An Ice Age is a period of time, typically about 30 million but occasionally as long as 300 million years, during which ice sheets cover at least the Earth's polar areas. Individual Ice Ages have sub-Ice Ages, called glacials (when cold) or interglacials (when warmer) that operate in cycles of 40,000 and 100,000 years. When the term "Ice Age" is used colloquially, it often refers to these shorter glacials, periods when the ice caps extend significantly beyond the poles and into the hearts of continents such as North America and Eurasia. In this sense, "the last Ice Age" refers to what is formally called "the last glacial period", which began about 70,000 BP and ended between 15,000 and 10,000 BP. This is the Ice Age that was experienced by early man.
Scientists cannot say exactly what causes Ice Ages, although there are a number of inter-implicated variables at play. These include atmospheric composition (greenhouse gases), slight changes in the Earth's orbit known as Milankovitch cycles, the Earth's albedo (reflectivity), changes in the location and amount of crust at different points on the Earth's surface, variations in solar output, large meteor impact, the release of methane clathrates, and supervolcanism. The short-term (40,000/100,000 year) cycles are known to be caused by variations in the Earth's orbit.
Because there is ice covering Antarctica and Greenland, we are in the middle of an Ice Age, one that began 40 million years ago. Ice Ages are fairly atypical circumstances for the Earth; aside from six Ice Ages, the Earth's poles have been largely ice-free. Fossils of trees have been found at land which was just a few hundred miles from the poles at the time they lived. Ice Ages are about as rare as mass extinctions, occurring once every 100 million years or so.
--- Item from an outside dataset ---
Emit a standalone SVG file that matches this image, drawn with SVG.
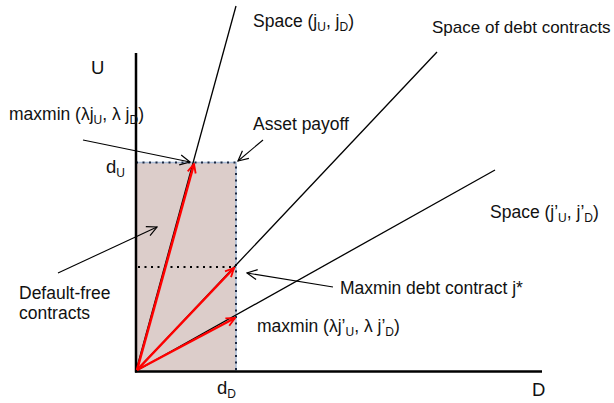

The typical average global temperature when the Earth is not in an Ice Age is about 22° C (71.6° F). During an Ice Age, it dips about 10° C to an average of 12° C (53.6° F). At the poles, the temperature is far below freezing practically all the time.
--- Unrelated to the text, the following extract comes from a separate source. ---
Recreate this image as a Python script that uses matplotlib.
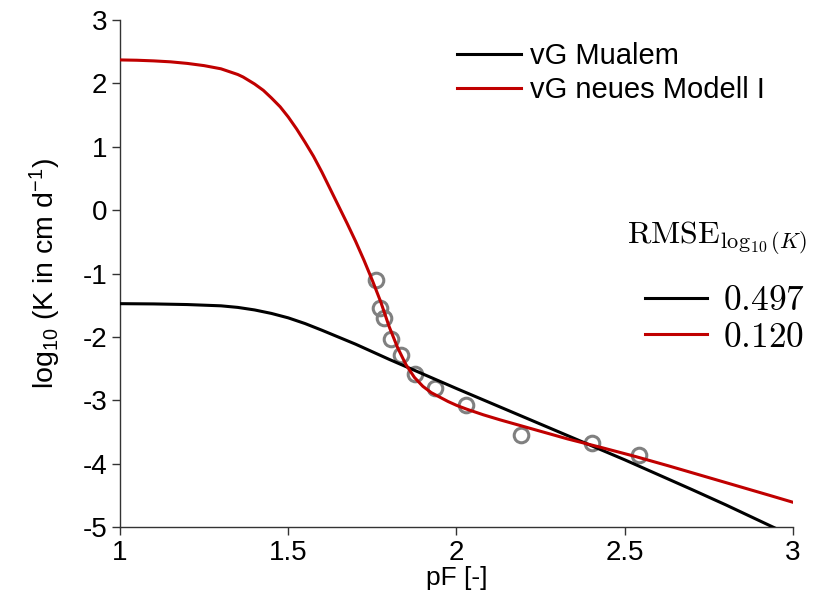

During Ice Ages, large quantities of water get locked up in ice sheets, lowering the global sea level. During the most recent Ice Age, the global sea level was about 100 ft less than it is now, opening up large sections of land such as the North Sea, and connecting Papua New Guinea to the Southeast Asian mainland and Russia to Alaska via the Bering land bridge. Because of the Ice Age, our ancestors could cross over into the Americas. It would be over 10,000 years before humans who traveled to the Americas would be reunited with their distant cousins from Europe, Asia, and Africa.